#### [Stated goal]
Can you print the data exactly and leave out each image?

#### [Given material]
+--

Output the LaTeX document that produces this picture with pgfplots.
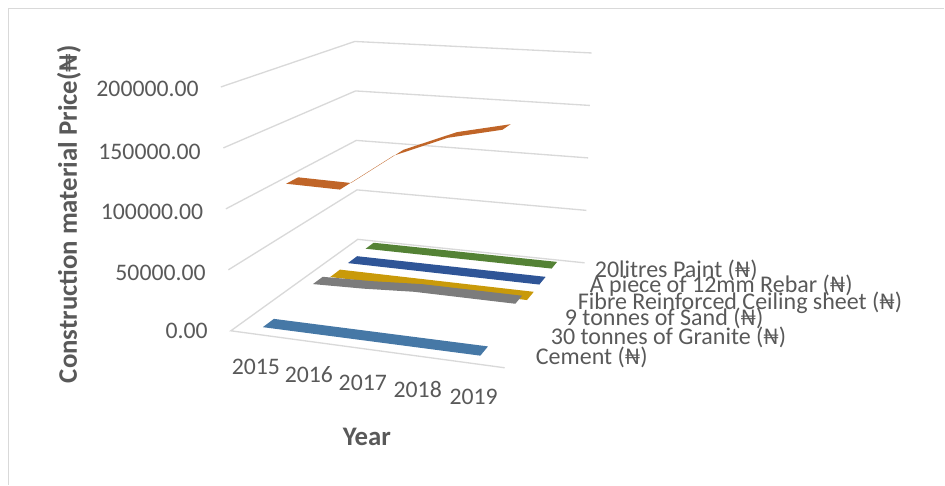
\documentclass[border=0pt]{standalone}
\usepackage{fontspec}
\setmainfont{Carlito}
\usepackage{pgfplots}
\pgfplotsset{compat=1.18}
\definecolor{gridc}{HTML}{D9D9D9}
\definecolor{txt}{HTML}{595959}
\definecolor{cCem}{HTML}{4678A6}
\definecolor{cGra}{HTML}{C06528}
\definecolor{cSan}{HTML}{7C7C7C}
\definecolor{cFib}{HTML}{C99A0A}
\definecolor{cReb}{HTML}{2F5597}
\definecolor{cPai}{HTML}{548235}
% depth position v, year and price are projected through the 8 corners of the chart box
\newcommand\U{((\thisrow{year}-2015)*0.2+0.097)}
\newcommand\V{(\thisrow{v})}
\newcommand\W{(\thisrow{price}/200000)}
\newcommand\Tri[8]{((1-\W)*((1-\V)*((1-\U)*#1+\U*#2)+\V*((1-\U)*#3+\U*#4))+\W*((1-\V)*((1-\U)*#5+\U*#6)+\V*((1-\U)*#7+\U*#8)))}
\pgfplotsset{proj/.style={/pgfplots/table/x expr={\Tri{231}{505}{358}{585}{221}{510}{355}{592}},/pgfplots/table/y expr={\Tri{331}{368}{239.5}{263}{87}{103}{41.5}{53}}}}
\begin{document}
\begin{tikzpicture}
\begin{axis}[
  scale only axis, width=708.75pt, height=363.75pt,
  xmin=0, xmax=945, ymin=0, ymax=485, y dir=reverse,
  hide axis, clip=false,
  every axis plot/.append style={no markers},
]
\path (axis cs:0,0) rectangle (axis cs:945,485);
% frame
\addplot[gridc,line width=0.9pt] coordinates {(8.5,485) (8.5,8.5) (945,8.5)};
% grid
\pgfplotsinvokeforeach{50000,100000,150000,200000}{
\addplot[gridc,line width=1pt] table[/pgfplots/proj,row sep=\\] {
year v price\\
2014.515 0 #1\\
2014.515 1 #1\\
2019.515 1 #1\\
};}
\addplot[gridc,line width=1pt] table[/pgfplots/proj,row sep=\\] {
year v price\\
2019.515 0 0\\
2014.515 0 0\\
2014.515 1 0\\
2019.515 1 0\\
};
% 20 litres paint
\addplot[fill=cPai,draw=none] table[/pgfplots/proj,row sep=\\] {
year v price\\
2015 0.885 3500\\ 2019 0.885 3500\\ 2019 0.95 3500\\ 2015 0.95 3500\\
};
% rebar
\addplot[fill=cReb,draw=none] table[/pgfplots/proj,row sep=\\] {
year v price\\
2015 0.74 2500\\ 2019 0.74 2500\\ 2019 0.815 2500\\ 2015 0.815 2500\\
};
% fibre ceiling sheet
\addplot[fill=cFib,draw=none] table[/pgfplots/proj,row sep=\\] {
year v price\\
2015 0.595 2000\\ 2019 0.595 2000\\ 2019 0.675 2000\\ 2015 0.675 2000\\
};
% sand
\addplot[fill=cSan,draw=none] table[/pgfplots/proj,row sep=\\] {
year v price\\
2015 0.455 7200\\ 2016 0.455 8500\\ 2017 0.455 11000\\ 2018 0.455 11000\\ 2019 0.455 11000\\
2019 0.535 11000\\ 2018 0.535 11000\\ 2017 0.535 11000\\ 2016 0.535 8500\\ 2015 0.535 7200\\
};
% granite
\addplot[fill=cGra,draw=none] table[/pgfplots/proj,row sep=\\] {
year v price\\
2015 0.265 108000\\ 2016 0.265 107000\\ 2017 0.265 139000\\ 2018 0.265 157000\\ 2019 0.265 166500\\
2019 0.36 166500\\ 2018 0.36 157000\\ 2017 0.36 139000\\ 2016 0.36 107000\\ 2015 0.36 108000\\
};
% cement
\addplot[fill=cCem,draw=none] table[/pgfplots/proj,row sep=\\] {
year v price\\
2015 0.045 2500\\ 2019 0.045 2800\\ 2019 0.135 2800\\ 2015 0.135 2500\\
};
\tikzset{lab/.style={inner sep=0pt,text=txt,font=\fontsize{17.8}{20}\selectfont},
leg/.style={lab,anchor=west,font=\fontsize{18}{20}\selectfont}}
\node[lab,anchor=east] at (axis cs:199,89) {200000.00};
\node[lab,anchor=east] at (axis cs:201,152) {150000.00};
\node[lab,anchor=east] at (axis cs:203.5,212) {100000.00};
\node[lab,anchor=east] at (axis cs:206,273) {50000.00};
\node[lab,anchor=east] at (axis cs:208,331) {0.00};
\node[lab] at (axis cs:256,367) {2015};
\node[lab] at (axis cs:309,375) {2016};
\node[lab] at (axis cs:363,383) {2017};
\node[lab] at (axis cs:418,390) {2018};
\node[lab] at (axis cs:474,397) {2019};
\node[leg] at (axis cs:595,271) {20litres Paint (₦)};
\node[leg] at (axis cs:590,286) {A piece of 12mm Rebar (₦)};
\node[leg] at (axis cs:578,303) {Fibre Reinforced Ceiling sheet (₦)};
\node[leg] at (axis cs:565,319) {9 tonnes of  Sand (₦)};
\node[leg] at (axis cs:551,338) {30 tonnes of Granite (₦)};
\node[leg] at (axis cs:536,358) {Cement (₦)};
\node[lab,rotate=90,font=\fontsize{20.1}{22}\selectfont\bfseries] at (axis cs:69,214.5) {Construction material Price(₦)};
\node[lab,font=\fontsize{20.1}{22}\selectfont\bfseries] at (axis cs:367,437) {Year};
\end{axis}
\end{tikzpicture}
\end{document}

+--

#### [Exercise answer]
Output the LaTeX document that produces this picture with pgfplots.
\documentclass[border=0pt]{standalone}
\usepackage{fontspec}
\setmainfont{Carlito}
\usepackage{pgfplots}
\pgfplotsset{compat=1.18}
\definecolor{gridc}{HTML}{D9D9D9}
\definecolor{txt}{HTML}{595959}
\definecolor{cCem}{HTML}{4678A6}
\definecolor{cGra}{HTML}{C06528}
\definecolor{cSan}{HTML}{7C7C7C}
\definecolor{cFib}{HTML}{C99A0A}
\definecolor{cReb}{HTML}{2F5597}
\definecolor{cPai}{HTML}{548235}
% depth position v, year and price are projected through the 8 corners of the chart box
\newcommand\U{((\thisrow{year}-2015)*0.2+0.097)}
\newcommand\V{(\thisrow{v})}
\newcommand\W{(\thisrow{price}/200000)}
\newcommand\Tri[8]{((1-\W)*((1-\V)*((1-\U)*#1+\U*#2)+\V*((1-\U)*#3+\U*#4))+\W*((1-\V)*((1-\U)*#5+\U*#6)+\V*((1-\U)*#7+\U*#8)))}
\pgfplotsset{proj/.style={/pgfplots/table/x expr={\Tri{231}{505}{358}{585}{221}{510}{355}{592}},/pgfplots/table/y expr={\Tri{331}{368}{239.5}{263}{87}{103}{41.5}{53}}}}
\begin{document}
\begin{tikzpicture}
\begin{axis}[
  scale only axis, width=708.75pt, height=363.75pt,
  xmin=0, xmax=945, ymin=0, ymax=485, y dir=reverse,
  hide axis, clip=false,
  every axis plot/.append style={no markers},
]
\path (axis cs:0,0) rectangle (axis cs:945,485);
% frame
\addplot[gridc,line width=0.9pt] coordinates {(8.5,485) (8.5,8.5) (945,8.5)};
% grid
\pgfplotsinvokeforeach{50000,100000,150000,200000}{
\addplot[gridc,line width=1pt] table[/pgfplots/proj,row sep=\\] {
year v price\\
2014.515 0 #1\\
2014.515 1 #1\\
2019.515 1 #1\\
};}
\addplot[gridc,line width=1pt] table[/pgfplots/proj,row sep=\\] {
year v price\\
2019.515 0 0\\
2014.515 0 0\\
2014.515 1 0\\
2019.515 1 0\\
};
% 20 litres paint
\addplot[fill=cPai,draw=none] table[/pgfplots/proj,row sep=\\] {
year v price\\
2015 0.885 3500\\ 2019 0.885 3500\\ 2019 0.95 3500\\ 2015 0.95 3500\\
};
% rebar
\addplot[fill=cReb,draw=none] table[/pgfplots/proj,row sep=\\] {
year v price\\
2015 0.74 2500\\ 2019 0.74 2500\\ 2019 0.815 2500\\ 2015 0.815 2500\\
};
% fibre ceiling sheet
\addplot[fill=cFib,draw=none] table[/pgfplots/proj,row sep=\\] {
year v price\\
2015 0.595 2000\\ 2019 0.595 2000\\ 2019 0.675 2000\\ 2015 0.675 2000\\
};
% sand
\addplot[fill=cSan,draw=none] table[/pgfplots/proj,row sep=\\] {
year v price\\
2015 0.455 7200\\ 2016 0.455 8500\\ 2017 0.455 11000\\ 2018 0.455 11000\\ 2019 0.455 11000\\
2019 0.535 11000\\ 2018 0.535 11000\\ 2017 0.535 11000\\ 2016 0.535 8500\\ 2015 0.535 7200\\
};
% granite
\addplot[fill=cGra,draw=none] table[/pgfplots/proj,row sep=\\] {
year v price\\
2015 0.265 108000\\ 2016 0.265 107000\\ 2017 0.265 139000\\ 2018 0.265 157000\\ 2019 0.265 166500\\
2019 0.36 166500\\ 2018 0.36 157000\\ 2017 0.36 139000\\ 2016 0.36 107000\\ 2015 0.36 108000\\
};
% cement
\addplot[fill=cCem,draw=none] table[/pgfplots/proj,row sep=\\] {
year v price\\
2015 0.045 2500\\ 2019 0.045 2800\\ 2019 0.135 2800\\ 2015 0.135 2500\\
};
\tikzset{lab/.style={inner sep=0pt,text=txt,font=\fontsize{17.8}{20}\selectfont},
leg/.style={lab,anchor=west,font=\fontsize{18}{20}\selectfont}}
\node[lab,anchor=east] at (axis cs:199,89) {200000.00};
\node[lab,anchor=east] at (axis cs:201,152) {150000.00};
\node[lab,anchor=east] at (axis cs:203.5,212) {100000.00};
\node[lab,anchor=east] at (axis cs:206,273) {50000.00};
\node[lab,anchor=east] at (axis cs:208,331) {0.00};
\node[lab] at (axis cs:256,367) {2015};
\node[lab] at (axis cs:309,375) {2016};
\node[lab] at (axis cs:363,383) {2017};
\node[lab] at (axis cs:418,390) {2018};
\node[lab] at (axis cs:474,397) {2019};
\node[leg] at (axis cs:595,271) {20litres Paint (₦)};
\node[leg] at (axis cs:590,286) {A piece of 12mm Rebar (₦)};
\node[leg] at (axis cs:578,303) {Fibre Reinforced Ceiling sheet (₦)};
\node[leg] at (axis cs:565,319) {9 tonnes of  Sand (₦)};
\node[leg] at (axis cs:551,338) {30 tonnes of Granite (₦)};
\node[leg] at (axis cs:536,358) {Cement (₦)};
\node[lab,rotate=90,font=\fontsize{20.1}{22}\selectfont\bfseries] at (axis cs:69,214.5) {Construction material Price(₦)};
\node[lab,font=\fontsize{20.1}{22}\selectfont\bfseries] at (axis cs:367,437) {Year};
\end{axis}
\end{tikzpicture}
\end{document}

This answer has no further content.